> [What is required]: Work through the material below line by line and say how many lines include the word "with". Only the number, please.
* BEGIN *
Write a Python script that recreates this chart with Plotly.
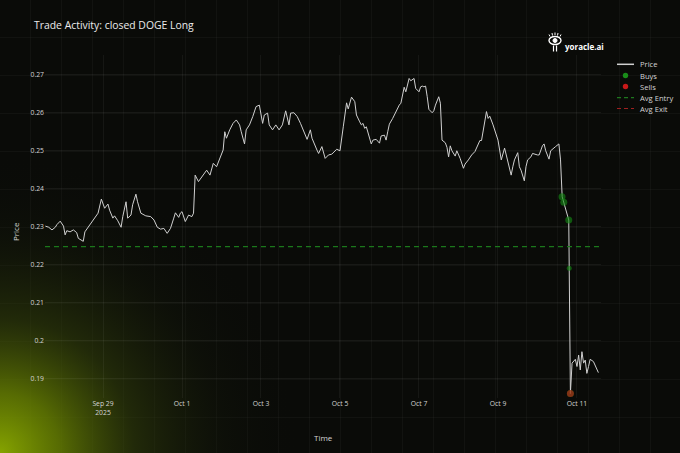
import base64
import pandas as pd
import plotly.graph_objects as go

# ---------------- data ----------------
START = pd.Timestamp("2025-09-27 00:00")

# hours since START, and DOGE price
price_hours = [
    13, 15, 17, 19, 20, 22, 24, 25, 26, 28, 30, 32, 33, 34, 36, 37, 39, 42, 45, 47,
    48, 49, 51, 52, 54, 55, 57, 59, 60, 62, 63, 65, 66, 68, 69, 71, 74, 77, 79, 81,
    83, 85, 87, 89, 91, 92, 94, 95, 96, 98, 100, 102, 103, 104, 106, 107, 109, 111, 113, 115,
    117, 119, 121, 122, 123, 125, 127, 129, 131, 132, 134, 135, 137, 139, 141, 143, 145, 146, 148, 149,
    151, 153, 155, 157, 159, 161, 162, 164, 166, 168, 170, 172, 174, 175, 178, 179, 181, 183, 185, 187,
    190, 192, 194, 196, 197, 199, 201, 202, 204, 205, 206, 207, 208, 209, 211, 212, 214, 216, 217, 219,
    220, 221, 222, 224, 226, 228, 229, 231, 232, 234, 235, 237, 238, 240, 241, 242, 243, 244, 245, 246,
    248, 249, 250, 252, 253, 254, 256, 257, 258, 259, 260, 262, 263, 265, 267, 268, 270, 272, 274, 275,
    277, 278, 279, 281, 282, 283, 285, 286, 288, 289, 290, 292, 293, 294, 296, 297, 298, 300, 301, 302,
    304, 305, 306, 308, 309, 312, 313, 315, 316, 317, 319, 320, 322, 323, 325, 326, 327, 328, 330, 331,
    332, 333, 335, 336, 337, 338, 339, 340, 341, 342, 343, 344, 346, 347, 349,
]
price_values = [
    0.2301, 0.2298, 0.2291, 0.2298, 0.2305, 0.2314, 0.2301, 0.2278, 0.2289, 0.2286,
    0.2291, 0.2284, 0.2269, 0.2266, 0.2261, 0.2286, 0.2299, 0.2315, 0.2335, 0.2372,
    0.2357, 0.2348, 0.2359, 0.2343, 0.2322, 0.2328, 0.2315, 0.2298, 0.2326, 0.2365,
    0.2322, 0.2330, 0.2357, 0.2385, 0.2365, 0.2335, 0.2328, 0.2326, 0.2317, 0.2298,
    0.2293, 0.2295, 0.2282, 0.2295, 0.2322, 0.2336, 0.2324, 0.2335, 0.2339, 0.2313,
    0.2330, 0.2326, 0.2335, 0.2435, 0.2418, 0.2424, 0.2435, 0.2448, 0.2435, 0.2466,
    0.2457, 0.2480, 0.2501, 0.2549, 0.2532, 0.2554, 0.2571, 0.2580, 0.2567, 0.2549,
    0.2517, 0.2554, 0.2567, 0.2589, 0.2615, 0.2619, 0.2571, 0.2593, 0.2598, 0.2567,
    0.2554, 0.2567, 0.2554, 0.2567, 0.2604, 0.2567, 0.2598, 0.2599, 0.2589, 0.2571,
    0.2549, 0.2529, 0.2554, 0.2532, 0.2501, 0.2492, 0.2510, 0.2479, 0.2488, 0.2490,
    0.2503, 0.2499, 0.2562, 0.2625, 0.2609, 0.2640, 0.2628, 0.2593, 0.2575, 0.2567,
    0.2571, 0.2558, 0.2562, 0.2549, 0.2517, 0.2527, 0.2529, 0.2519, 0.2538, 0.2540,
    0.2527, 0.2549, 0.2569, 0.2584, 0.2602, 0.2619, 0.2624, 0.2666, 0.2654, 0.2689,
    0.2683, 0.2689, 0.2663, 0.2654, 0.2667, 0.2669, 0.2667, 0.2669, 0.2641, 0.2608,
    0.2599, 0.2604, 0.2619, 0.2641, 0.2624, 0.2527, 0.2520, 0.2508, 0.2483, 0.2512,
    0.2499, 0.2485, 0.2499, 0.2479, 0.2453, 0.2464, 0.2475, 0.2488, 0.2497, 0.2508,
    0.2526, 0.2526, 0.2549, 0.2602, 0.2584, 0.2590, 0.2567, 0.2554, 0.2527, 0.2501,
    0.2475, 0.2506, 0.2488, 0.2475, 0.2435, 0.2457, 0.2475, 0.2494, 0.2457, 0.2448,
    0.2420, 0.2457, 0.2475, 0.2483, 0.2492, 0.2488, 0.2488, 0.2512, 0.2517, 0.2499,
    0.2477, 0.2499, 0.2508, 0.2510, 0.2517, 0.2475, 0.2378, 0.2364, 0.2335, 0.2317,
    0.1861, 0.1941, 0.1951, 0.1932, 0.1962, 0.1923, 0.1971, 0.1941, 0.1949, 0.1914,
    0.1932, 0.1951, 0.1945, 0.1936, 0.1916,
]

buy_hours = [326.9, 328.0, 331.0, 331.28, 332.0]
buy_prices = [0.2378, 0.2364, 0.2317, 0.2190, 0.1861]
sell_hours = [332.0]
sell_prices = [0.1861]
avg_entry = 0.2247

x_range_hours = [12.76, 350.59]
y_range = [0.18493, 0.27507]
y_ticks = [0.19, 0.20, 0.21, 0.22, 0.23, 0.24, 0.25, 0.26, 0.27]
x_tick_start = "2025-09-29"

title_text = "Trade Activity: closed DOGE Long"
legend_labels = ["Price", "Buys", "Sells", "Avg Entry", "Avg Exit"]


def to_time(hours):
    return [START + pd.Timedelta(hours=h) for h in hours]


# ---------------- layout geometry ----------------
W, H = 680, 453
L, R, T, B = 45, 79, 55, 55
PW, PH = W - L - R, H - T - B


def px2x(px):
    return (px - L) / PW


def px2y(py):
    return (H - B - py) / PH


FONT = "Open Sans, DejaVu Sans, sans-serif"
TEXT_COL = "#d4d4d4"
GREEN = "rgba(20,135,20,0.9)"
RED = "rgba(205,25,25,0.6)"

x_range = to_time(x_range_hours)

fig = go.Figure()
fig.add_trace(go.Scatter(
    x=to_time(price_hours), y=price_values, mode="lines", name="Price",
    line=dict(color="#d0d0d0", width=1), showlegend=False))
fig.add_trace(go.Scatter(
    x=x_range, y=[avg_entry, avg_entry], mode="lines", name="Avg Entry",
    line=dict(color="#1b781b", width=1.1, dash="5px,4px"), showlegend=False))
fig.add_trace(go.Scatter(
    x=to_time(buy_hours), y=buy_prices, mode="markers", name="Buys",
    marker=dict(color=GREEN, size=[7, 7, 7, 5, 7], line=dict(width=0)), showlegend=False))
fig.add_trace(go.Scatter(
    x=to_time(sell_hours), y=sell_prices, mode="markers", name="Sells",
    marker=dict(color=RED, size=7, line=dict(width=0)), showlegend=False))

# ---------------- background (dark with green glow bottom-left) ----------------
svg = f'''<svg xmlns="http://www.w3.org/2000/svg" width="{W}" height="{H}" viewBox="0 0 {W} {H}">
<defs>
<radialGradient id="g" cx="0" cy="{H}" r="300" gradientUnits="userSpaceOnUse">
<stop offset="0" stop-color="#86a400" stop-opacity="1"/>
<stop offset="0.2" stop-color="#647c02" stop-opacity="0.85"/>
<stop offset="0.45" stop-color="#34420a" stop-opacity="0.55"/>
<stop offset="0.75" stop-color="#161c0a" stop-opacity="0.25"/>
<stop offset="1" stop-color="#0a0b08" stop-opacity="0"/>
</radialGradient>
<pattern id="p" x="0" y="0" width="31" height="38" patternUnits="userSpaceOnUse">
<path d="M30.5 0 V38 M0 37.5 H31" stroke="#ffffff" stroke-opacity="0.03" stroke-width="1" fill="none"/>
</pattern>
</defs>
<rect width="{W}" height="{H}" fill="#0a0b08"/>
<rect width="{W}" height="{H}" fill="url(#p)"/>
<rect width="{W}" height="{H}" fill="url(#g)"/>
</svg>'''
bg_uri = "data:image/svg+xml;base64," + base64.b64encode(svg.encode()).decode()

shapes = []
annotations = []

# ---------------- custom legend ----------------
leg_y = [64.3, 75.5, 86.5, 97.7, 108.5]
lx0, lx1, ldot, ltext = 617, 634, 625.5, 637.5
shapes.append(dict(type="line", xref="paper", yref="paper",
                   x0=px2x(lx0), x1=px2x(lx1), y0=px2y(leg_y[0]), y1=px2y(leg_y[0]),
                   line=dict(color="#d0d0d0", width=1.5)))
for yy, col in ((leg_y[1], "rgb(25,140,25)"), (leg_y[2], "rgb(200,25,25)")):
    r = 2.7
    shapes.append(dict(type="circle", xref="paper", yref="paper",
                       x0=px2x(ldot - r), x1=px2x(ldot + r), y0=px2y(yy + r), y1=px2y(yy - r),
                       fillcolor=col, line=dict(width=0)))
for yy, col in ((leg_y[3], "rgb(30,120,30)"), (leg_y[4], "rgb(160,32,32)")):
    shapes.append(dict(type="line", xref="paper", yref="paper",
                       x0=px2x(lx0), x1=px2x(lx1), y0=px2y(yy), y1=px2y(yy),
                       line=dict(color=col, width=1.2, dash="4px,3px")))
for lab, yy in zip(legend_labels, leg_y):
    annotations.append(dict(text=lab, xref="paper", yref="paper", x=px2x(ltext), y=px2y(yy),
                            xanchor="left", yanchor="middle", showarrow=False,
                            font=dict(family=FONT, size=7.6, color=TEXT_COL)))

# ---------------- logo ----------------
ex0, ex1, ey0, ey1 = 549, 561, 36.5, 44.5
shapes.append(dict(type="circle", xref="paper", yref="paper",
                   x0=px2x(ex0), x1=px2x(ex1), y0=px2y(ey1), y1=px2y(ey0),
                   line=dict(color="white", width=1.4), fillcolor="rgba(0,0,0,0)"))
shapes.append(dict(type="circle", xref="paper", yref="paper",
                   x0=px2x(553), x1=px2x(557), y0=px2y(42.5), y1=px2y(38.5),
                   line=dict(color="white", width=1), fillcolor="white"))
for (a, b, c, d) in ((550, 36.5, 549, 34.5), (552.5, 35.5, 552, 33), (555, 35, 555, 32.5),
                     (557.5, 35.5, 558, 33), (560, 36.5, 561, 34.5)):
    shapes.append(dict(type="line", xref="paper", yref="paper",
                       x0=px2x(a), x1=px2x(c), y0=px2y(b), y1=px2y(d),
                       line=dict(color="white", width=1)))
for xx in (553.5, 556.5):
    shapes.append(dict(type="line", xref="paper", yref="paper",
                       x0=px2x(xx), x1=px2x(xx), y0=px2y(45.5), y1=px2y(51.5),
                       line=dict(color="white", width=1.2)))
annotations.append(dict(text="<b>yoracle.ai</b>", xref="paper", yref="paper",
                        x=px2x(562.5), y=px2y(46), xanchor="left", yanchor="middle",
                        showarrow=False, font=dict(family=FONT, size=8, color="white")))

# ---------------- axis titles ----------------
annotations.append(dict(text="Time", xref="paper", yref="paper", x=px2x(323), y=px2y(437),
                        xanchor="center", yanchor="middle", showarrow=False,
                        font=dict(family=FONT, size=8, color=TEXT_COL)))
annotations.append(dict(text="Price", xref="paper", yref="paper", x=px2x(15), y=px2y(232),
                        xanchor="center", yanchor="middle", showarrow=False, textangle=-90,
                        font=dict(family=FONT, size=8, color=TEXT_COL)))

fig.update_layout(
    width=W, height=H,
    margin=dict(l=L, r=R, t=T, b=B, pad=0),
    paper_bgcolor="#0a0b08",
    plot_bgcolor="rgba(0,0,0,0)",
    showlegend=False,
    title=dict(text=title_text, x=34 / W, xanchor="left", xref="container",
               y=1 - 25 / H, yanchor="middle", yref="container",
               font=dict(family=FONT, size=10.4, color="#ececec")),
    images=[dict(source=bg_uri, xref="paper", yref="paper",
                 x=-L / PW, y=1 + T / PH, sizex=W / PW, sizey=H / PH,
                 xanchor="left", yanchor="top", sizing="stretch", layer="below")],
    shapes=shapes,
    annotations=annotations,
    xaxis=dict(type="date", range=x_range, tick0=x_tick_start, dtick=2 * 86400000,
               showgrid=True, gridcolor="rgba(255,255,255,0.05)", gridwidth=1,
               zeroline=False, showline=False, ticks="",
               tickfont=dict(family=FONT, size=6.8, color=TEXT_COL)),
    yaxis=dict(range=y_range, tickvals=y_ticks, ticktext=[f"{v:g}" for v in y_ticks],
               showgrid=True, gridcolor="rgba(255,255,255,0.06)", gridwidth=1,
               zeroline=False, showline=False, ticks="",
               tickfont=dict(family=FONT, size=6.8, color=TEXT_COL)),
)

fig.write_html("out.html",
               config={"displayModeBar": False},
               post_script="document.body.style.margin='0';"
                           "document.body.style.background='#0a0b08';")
* END *
> [Response below]: 2